In coming up with his bill, Saval said he “wanted to find an issue that resonated across the state.” While housing policy tends to focus more on big cities, like Saval’s district, smaller towns and rural areas, which make up much of Pennsylvania, have deep housing challenges as well. 

“We have a lot of homeowners in both urban and rural areas that struggle to maintain their homes at the level that they need to to stay healthily and happily housed,” said Corianne Payton Scally, a senior fellow in the Metropolitan Housing and Communities Policy Center at the Urban Institute. 

But assistance for people who already own their homes tends to be at the bottom of “the housing policy pecking order,” Scally noted, with policymakers often instead prioritizing assistance to low-income renters or subsidies to first-time homebuyers. 

Saval says the program he’s proposing could help a range of Pennsylvanians, including children exposed to health risks from mold and lead and seniors looking to age in their homes. 

Housing and Climate Change

Saval has framed his legislation as both climate and housing policy and the measure also aims to fund workforce development in fields related to energy efficiency upgrades. 

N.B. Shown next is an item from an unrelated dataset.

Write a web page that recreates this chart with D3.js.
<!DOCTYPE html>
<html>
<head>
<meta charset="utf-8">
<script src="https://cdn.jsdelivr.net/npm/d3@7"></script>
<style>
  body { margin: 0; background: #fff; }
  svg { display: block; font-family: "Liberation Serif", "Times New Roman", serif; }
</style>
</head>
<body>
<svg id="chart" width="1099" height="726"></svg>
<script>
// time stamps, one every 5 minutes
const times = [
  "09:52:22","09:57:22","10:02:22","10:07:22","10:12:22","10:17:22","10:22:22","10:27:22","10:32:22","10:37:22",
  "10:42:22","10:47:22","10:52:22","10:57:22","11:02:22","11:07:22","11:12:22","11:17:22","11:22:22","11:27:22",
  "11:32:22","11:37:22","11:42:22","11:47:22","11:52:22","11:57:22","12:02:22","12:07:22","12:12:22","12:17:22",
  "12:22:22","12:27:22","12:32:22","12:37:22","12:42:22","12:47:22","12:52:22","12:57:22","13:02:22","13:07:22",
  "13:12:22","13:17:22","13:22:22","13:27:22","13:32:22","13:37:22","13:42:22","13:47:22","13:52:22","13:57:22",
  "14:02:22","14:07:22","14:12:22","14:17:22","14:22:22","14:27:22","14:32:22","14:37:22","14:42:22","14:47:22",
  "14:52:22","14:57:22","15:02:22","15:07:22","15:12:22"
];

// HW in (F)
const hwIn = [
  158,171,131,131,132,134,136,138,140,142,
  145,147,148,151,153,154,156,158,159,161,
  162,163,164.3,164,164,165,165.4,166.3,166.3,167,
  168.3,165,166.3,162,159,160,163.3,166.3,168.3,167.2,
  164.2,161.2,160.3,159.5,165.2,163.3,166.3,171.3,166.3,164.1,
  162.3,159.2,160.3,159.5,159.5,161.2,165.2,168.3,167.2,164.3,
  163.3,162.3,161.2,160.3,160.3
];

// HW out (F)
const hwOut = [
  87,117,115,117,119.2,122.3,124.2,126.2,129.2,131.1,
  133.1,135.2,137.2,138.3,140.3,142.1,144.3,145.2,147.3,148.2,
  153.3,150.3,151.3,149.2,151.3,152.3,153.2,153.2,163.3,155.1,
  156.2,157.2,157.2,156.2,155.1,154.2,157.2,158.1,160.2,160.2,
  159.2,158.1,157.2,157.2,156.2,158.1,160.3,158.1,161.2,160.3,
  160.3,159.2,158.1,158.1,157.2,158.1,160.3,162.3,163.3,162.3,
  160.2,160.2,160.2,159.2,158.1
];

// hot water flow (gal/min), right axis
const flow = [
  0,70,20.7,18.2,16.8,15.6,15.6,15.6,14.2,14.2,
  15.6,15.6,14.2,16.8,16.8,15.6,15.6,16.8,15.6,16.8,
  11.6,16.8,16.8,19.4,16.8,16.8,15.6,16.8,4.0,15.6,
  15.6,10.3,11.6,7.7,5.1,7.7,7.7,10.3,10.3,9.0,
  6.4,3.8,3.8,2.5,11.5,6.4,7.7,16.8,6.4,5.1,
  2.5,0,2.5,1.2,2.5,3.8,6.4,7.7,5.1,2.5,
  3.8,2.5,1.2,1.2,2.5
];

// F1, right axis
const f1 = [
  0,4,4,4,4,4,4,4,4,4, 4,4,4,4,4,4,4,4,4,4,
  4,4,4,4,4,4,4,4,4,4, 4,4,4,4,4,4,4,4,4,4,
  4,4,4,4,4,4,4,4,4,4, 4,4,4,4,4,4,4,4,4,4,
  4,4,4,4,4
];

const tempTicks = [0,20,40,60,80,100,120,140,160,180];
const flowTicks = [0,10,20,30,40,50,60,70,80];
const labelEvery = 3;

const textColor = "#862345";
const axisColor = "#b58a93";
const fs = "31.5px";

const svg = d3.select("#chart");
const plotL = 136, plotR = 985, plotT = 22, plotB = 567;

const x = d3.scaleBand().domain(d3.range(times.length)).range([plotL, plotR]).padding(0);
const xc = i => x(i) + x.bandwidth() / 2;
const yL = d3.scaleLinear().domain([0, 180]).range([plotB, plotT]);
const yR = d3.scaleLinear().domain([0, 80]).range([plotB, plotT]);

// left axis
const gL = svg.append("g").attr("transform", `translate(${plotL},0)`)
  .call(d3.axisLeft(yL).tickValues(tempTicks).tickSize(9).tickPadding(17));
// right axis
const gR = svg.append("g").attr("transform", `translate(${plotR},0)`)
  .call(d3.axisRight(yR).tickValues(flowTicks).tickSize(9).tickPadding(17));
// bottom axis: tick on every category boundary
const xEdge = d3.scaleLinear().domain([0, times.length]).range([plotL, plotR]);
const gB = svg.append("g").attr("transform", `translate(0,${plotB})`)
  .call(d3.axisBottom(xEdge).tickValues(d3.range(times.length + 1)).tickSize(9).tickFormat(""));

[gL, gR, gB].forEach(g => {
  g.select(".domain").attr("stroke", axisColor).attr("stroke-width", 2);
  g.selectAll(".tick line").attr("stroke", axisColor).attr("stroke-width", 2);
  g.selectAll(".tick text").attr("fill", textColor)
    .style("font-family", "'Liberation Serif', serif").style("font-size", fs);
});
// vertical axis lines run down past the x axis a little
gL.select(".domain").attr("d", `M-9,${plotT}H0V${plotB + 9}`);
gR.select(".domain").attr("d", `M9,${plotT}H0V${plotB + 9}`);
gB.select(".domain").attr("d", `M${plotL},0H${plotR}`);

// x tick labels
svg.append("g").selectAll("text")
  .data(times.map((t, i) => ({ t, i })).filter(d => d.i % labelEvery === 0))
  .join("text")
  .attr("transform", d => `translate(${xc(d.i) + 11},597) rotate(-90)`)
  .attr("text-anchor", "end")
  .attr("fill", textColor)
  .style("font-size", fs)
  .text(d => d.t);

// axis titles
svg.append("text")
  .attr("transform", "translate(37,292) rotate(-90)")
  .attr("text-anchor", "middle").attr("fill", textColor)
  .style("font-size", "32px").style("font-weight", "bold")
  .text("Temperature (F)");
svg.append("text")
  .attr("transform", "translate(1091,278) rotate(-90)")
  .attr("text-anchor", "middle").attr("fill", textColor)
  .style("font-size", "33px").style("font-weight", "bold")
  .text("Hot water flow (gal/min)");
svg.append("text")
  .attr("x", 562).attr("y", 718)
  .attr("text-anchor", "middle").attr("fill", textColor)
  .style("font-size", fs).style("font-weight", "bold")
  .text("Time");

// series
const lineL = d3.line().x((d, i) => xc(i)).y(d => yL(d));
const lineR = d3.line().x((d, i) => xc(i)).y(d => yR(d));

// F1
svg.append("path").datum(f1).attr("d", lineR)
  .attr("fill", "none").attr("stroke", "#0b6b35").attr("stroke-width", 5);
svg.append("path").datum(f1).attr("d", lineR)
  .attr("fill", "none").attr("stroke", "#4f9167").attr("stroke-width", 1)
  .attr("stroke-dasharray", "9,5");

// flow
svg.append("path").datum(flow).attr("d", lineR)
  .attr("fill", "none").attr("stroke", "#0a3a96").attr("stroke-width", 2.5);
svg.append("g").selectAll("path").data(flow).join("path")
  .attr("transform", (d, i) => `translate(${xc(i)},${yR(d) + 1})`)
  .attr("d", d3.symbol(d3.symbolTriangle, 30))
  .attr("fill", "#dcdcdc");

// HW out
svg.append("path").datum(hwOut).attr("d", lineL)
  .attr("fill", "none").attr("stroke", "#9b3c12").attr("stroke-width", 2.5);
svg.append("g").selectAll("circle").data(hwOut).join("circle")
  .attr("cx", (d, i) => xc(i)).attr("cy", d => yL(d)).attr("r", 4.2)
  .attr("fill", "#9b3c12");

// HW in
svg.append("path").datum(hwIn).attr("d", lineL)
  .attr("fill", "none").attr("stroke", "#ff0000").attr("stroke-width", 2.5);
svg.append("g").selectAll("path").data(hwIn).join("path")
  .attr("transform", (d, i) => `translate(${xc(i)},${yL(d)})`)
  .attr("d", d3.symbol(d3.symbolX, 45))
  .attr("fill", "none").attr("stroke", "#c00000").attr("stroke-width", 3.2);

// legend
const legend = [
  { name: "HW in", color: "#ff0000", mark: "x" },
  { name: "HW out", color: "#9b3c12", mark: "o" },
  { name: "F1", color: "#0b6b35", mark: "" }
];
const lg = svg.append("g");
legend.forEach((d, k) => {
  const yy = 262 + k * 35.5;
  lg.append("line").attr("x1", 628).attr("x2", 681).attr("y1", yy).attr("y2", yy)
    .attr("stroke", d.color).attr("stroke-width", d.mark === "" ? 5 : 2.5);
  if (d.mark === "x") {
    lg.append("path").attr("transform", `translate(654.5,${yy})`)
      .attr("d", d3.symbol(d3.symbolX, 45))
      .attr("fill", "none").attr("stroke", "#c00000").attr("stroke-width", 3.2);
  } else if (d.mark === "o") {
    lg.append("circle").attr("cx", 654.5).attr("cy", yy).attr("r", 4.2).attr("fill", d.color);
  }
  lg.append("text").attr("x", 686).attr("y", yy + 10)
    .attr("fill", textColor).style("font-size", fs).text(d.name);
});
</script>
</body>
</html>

Housing and climate challenges are increasingly linked as extreme weather increases, even in places that aren’t among the most vulnerable to dramatic heatwaves and wildfires, Scally said. As events like storms and floods become more frequent and more severe, “not just the habitability of the [individual] home is at risk but the sustainability of the housing stock can be at risk as well,” she added. 

Make the Road Pennsylvania, an advocacy group that represents working class Latino communities, is among dozens of organizations that have joined a coalition in support of Saval's bill. It was concerns about housing and climate change alike that got the group onboard, according to Armando Jimenez, an organizer with Make the Road based in Allentown. 

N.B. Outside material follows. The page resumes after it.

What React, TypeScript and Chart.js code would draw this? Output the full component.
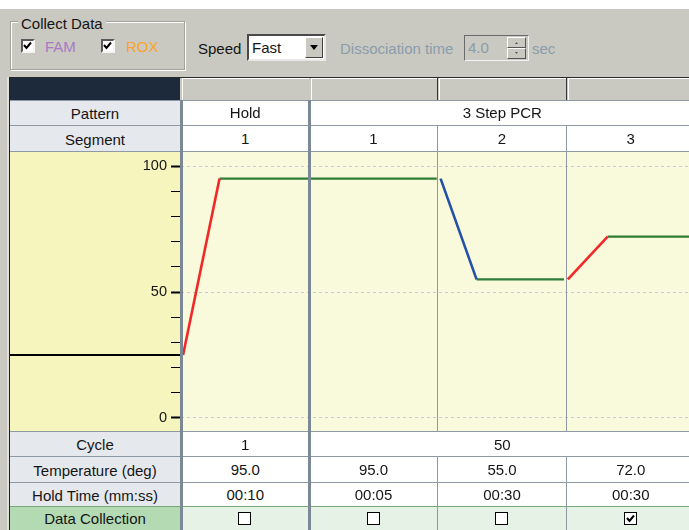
import React, { useEffect, useRef } from "react";
import { Chart, registerables } from "chart.js";
Chart.register(...registerables);

// ---- data ----
const startTemp = 25;
const yTickValues = [0, 10, 20, 30, 40, 50, 60, 70, 80, 90, 100];
const yLabelValues = [0, 50, 100];
const holdRamp = [{ x: 0.016, y: 25 }, { x: 0.3, y: 95 }];
const denaturePlateau = [{ x: 0.3, y: 95 }, { x: 1.99, y: 95 }];
const annealRamp = [{ x: 2.02, y: 95 }, { x: 2.3, y: 55 }];
const annealPlateau = [{ x: 2.3, y: 55 }, { x: 2.98, y: 55 }];
const extendRamp = [{ x: 3.01, y: 55 }, { x: 3.32, y: 72 }];
const extendPlateau = [{ x: 3.32, y: 72 }, { x: 3.96, y: 72 }];

const patterns = ["Hold", "3 Step PCR"];
const segments = ["1", "1", "2", "3"];
const cycles = ["1", "50"];
const temperatures = ["95.0", "95.0", "55.0", "72.0"];
const holdTimes = ["00:10", "00:05", "00:30", "00:30"];
const dataCollection = [false, false, false, true];

const FONT = '"Liberation Sans", Arial, sans-serif';
const FS = 15;
const GRAY = "#c9c9c1";
const LINE = "#8e99a4";
const THICK = "#7b8997";

const colX = [181, 309.5, 437.5, 566.5, 695];

function Box(p: { x: number; y: number; w: number; h: number; style?: any; children?: any }) {
  return (
    <div style={{ position: "absolute", left: p.x, top: p.y, width: p.w, height: p.h, ...(p.style || {}) }}>
      {p.children}
    </div>
  );
}

function Txt(p: { x: number; w: number; cy: number; text: string; color?: string; align?: any; size?: number }) {
  return (
    <div
      style={{
        position: "absolute",
        left: p.x,
        width: p.w,
        top: p.cy - 10,
        height: 20,
        lineHeight: "20px",
        textAlign: p.align || "center",
        fontSize: p.size || FS,
        color: p.color || "#151515",
        whiteSpace: "nowrap",
      }}
    >
      {p.text}
    </div>
  );
}

function Check(p: { x: number; y: number; checked: boolean; sunken?: boolean }) {
  const s = p.sunken ? 14 : 13;
  return (
    <div
      style={{
        position: "absolute",
        left: p.x,
        top: p.y,
        width: s,
        height: s,
        boxSizing: "border-box",
        background: "#fff",
        border: p.sunken ? "2px solid" : "1px solid #6e6e6e",
        borderColor: p.sunken ? "#5a5a5a #f4f4f4 #f4f4f4 #5a5a5a" : undefined,
      }}
    >
      {p.checked && (
        <svg width="11" height="11" style={{ position: "absolute", left: p.sunken ? -1 : 0, top: p.sunken ? -1 : 0 }}>
          <polyline points="2,5 4.5,8 9,2.5" fill="none" stroke="#000" strokeWidth="2" />
        </svg>
      )}
    </div>
  );
}

export default function App() {
  const ref = useRef<HTMLCanvasElement | null>(null);

  useEffect(() => {
    document.body.style.margin = "0";
    const startLine = {
      id: "startLine",
      afterDraw(chart: any) {
        const { ctx, chartArea, scales } = chart;
        const y = Math.round(scales.y.getPixelForValue(startTemp));
        ctx.save();
        ctx.strokeStyle = "#000";
        ctx.lineWidth = 2;
        ctx.beginPath();
        ctx.moveTo(0, y);
        ctx.lineTo(chartArea.left, y);
        ctx.stroke();
        ctx.restore();
      },
    };
    const ds = (data: any[], color: string, w = 2.2) => ({
      data,
      borderColor: color,
      borderWidth: w,
      pointRadius: 0,
      fill: false,
      tension: 0,
    });
    const chart = new Chart(ref.current as HTMLCanvasElement, {
      type: "line",
      data: {
        datasets: [
          ds(holdRamp, "#f02828", 2.6),
          ds(denaturePlateau, "#2e7d36"),
          ds(annealRamp, "#2450a8", 2.6),
          ds(annealPlateau, "#2e7d36"),
          ds(extendRamp, "#f02828", 2.6),
          ds(extendPlateau, "#2e7d36"),
        ] as any,
      },
      options: {
        animation: false,
        responsive: false,
        maintainAspectRatio: false,
        layout: { padding: 0 },
        plugins: { legend: { display: false }, tooltip: { enabled: false } },
        scales: {
          x: { type: "linear", min: 0, max: 3.953, display: false },
          y: {
            type: "linear",
            min: -5.16,
            max: 105.56,
            afterBuildTicks: (s: any) => {
              s.ticks = yTickValues.map((v) => ({ value: v }));
            },
            afterFit: (s: any) => {
              s.width = 171;
              s.paddingTop = 0;
              s.paddingBottom = 0;
            },
            border: { display: false, dash: [3, 3] },
            grid: {
              color: (c: any) => (yLabelValues.includes(c.tick?.value) ? "#c3cadc" : "rgba(0,0,0,0)"),
              lineWidth: 1,
              tickColor: "#000",
              tickLength: 10,
              tickWidth: (c: any) => (yLabelValues.includes(c.tick?.value) ? 2 : 1),
              tickBorderDash: [],
            },
            ticks: {
              autoSkip: false,
              padding: 4,
              color: "#151515",
              font: { family: FONT, size: 14.5 },
              callback: (v: any) => (yLabelValues.includes(Number(v)) ? String(v) : ""),
            },
          },
        },
      },
      plugins: [startLine],
    } as any);
    return () => chart.destroy();
  }, []);

  const colCenter = (i: number) => (colX[i] + colX[i + 1]) / 2;
  const rows = [
    { label: "Pattern", top: 100, bottom: 125 },
    { label: "Segment", top: 126, bottom: 151 },
    { label: "Cycle", top: 432, bottom: 456 },
    { label: "Temperature (deg)", top: 457, bottom: 482 },
    { label: "Hold Time (mm:ss)", top: 483, bottom: 506 },
  ];

  return (
    <div
      style={{
        position: "fixed",
        left: 0,
        top: 0,
        width: 689,
        height: 530,
        overflow: "hidden",
        background: GRAY,
        fontFamily: FONT,
        fontSize: FS,
      }}
    >
      {/* top white strip */}
      <Box x={0} y={0} w={689} h={9} style={{ background: "#fff" }} />

      {/* Collect Data group */}
      <Box x={10} y={21} w={175} h={49} style={{ boxSizing: "border-box", border: "1px solid #a2a29c", boxShadow: "inset 1px 1px 0 #fff, 1px 1px 0 #fff" }} />
      <div style={{ position: "absolute", left: 18, top: 15, padding: "0 3px", background: GRAY, lineHeight: "18px", color: "#151515" }}>
        Collect Data
      </div>
      <Check x={21} y={39} checked sunken />
      <Txt x={45} w={40} cy={47} text="FAM" color="#a77ac6" align="left" />
      <Check x={101} y={39} checked sunken />
      <Txt x={126} w={40} cy={47} text="ROX" color="#f7a52e" align="left" />

      {/* Speed */}
      <Txt x={198} w={50} cy={49} text="Speed" align="left" />
      <Box x={247} y={34} w={79} h={27} style={{ boxSizing: "border-box", background: "#fff", border: "2px solid", borderColor: "#4a4a4a #e8e8e8 #e8e8e8 #4a4a4a" }}>
        <div style={{ position: "absolute", left: 3, top: 2, lineHeight: "20px", color: "#151515" }}>Fast</div>
        <div style={{ position: "absolute", right: 1, top: 1, width: 18, height: 21, boxSizing: "border-box", background: GRAY, border: "1px solid", borderColor: "#fff #404040 #404040 #fff" }}>
          <svg width="16" height="19" style={{ position: "absolute", left: 0, top: 0 }}>
            <polygon points="4,7 12,7 8,12" fill="#000" />
          </svg>
        </div>
      </Box>

      {/* Dissociation */}
      <Txt x={340} w={125} cy={49} text="Dissociation time" color="#8b9cab" align="left" />
      <Box x={464} y={35} w={65} h={26} style={{ boxSizing: "border-box", background: GRAY, border: "1px solid", borderColor: "#6a6a6a #f4f4f4 #f4f4f4 #6a6a6a" }}>
        <div style={{ position: "absolute", left: 3, top: 2, lineHeight: "20px", color: "#8b9cab" }}>4.0</div>
        <div style={{ position: "absolute", left: 42, top: 1, width: 19, height: 11, boxSizing: "border-box", background: GRAY, border: "1px solid", borderColor: "#fff #555 #555 #fff" }}>
          <svg width="17" height="9" style={{ position: "absolute", left: 0, top: 0 }}>
            <polygon points="7,6 10,6 8.5,4" fill="#555" />
          </svg>
        </div>
        <div style={{ position: "absolute", left: 42, top: 12, width: 19, height: 11, boxSizing: "border-box", background: GRAY, border: "1px solid", borderColor: "#fff #555 #555 #fff" }}>
          <svg width="17" height="9" style={{ position: "absolute", left: 0, top: 0 }}>
            <polygon points="7,3 10,3 8.5,5" fill="#555" />
          </svg>
        </div>
      </Box>
      <Txt x={532} w={40} cy={49} text="sec" color="#8b9cab" align="left" />

      {/* left edge */}
      <Box x={7} y={77} w={2} h={453} style={{ background: "#e2e0da" }} />
      <Box x={9} y={77} w={1} h={453} style={{ background: "#1f1f1f" }} />

      {/* header row */}
      <Box x={10} y={77} w={679} h={1} style={{ background: "#2a2a2a" }} />
      <Box x={10} y={78} w={170} h={22} style={{ background: "#1d2a3c" }} />
      {[0, 1, 2, 3].map((i) => (
        <Box
          key={"h" + i}
          x={Math.round(colX[i]) + 1}
          y={78}
          w={Math.round(colX[i + 1]) - Math.round(colX[i]) - 2}
          h={22}
          style={{ background: GRAY, boxShadow: "inset 1px 1px 0 #fff" }}
        />
      ))}
      {[437, 566].map((x) => (
        <Box key={"hs" + x} x={x} y={78} w={1} h={22} style={{ background: "#353535" }} />
      ))}

      {/* row backgrounds */}
      {rows.map((r) => (
        <React.Fragment key={r.label}>
          <Box x={10} y={r.top} w={170} h={r.bottom - r.top} style={{ background: "#e5e8ed" }} />
          <Box x={180} y={r.top} w={509} h={r.bottom - r.top} style={{ background: "#fff" }} />
        </React.Fragment>
      ))}
      <Box x={10} y={507} w={170} h={23} style={{ background: "#b4dab4" }} />
      <Box x={180} y={507} w={509} h={23} style={{ background: "#e7f2e6" }} />

      {/* chart backgrounds */}
      <Box x={10} y={152} w={171} h={279} style={{ background: "#f5f5bd" }} />
      <Box x={181} y={152} w={508} h={279} style={{ background: "#f9f9dc" }} />

      {/* chart */}
      <canvas ref={ref} width={679} height={279} style={{ position: "absolute", left: 10, top: 152, width: 679, height: 279 }} />

      {/* horizontal lines */}
      {[100, 125, 151, 431, 456, 482].map((y) => (
        <Box key={"hl" + y} x={10} y={y} w={679} h={1} style={{ background: LINE }} />
      ))}
      <Box x={10} y={506} w={679} h={1} style={{ background: "#78a878" }} />

      {/* vertical lines */}
      <Box x={437} y={125} w={1} h={306} style={{ background: LINE }} />
      <Box x={566} y={125} w={1} h={306} style={{ background: LINE }} />
      <Box x={437} y={456} w={1} h={74} style={{ background: LINE }} />
      <Box x={566} y={456} w={1} h={74} style={{ background: LINE }} />
      <Box x={180} y={100} w={3} h={430} style={{ background: THICK }} />
      <Box x={308} y={100} w={3} h={430} style={{ background: THICK }} />

      {/* row labels */}
      {rows.map((r) => (
        <Txt key={"l" + r.label} x={10} w={170} cy={(r.top + r.bottom) / 2 + 1} text={r.label} />
      ))}
      <Txt x={10} w={170} cy={519} text="Data Collection" />

      {/* cell texts */}
      <Txt x={colX[0]} w={colX[1] - colX[0]} cy={113} text={patterns[0]} />
      <Txt x={colX[1]} w={colX[4] - colX[1]} cy={113} text={patterns[1]} />
      {segments.map((s, i) => (
        <Txt key={"s" + i} x={colCenter(i) - 40} w={80} cy={139} text={s} />
      ))}
      <Txt x={colX[0]} w={colX[1] - colX[0]} cy={445} text={cycles[0]} />
      <Txt x={colX[1]} w={colX[4] - colX[1]} cy={445} text={cycles[1]} />
      {temperatures.map((s, i) => (
        <Txt key={"t" + i} x={colCenter(i) - 40} w={80} cy={470} text={s} />
      ))}
      {holdTimes.map((s, i) => (
        <Txt key={"ht" + i} x={colCenter(i) - 40} w={80} cy={495} text={s} />
      ))}
      {dataCollection.map((c, i) => (
        <Check key={"dc" + i} x={Math.round(colCenter(i)) - 7} y={512} checked={c} />
      ))}
    </div>
  );
}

The proposal addresses some of the most common issues that the group’s members have. 

“A lot of our members live in houses that are not safe or not livable,” Jimenez said.

“Housing rights and climate justice sort of just came together because when members get flooding in their houses, that’s a housing issue,” he added. “This is a big intersection between housing rights and climate justice.”

Make the Road New York was instrumental in helping to pass a major rent regulation bill in Albany in 2019. But Jimenez said that group operates separately from the Pennsylvania chapter except for some key federal issues, like immigration policy.

Dozens of other housing and environmental groups are supporting the Whole-Home Repairs Act in Pennsylvania.

Bipartisan Support

The bill also has some bipartisan support—increasingly rare in a statehouse largely controlled by Republicans. GOP supporters of the proposal include state Sen. David Argall, who represents Schuylkill County. In an op-ed for the Republican Herald newspaper in Pottsville, Pennsylvania, Argall framed the bill as a blight fighting measure. 

“Making this investment now prevents blighted, decaying, rat-infested homes from marring our neighborhoods in the future,” he wrote. 

The bill has been referred to the state Senate’s Urban Affairs and Housing committee, and Saval said he is working to bring it to a vote. But its fate could also be decided as part of the larger budget negotiation, which typically wraps up in June. 

A “maximalist” version of the proposal could allocate up to $1 billion to help repair 10,000 homes a year, Saval said.

The state has a rare budget surplus and, as Democratic Gov. Tom Wolf has put it, is “frankly swimming in cash right now.” Federal stimulus money could be allocated for some aspects of the repair program. But Saval said he’s hoping to identify a permanent source of funding, even if that means it starts out small. 

“We have the money, the resources, and the political will,” he said. “I believe the idea is popular. We should do it in the next two months.”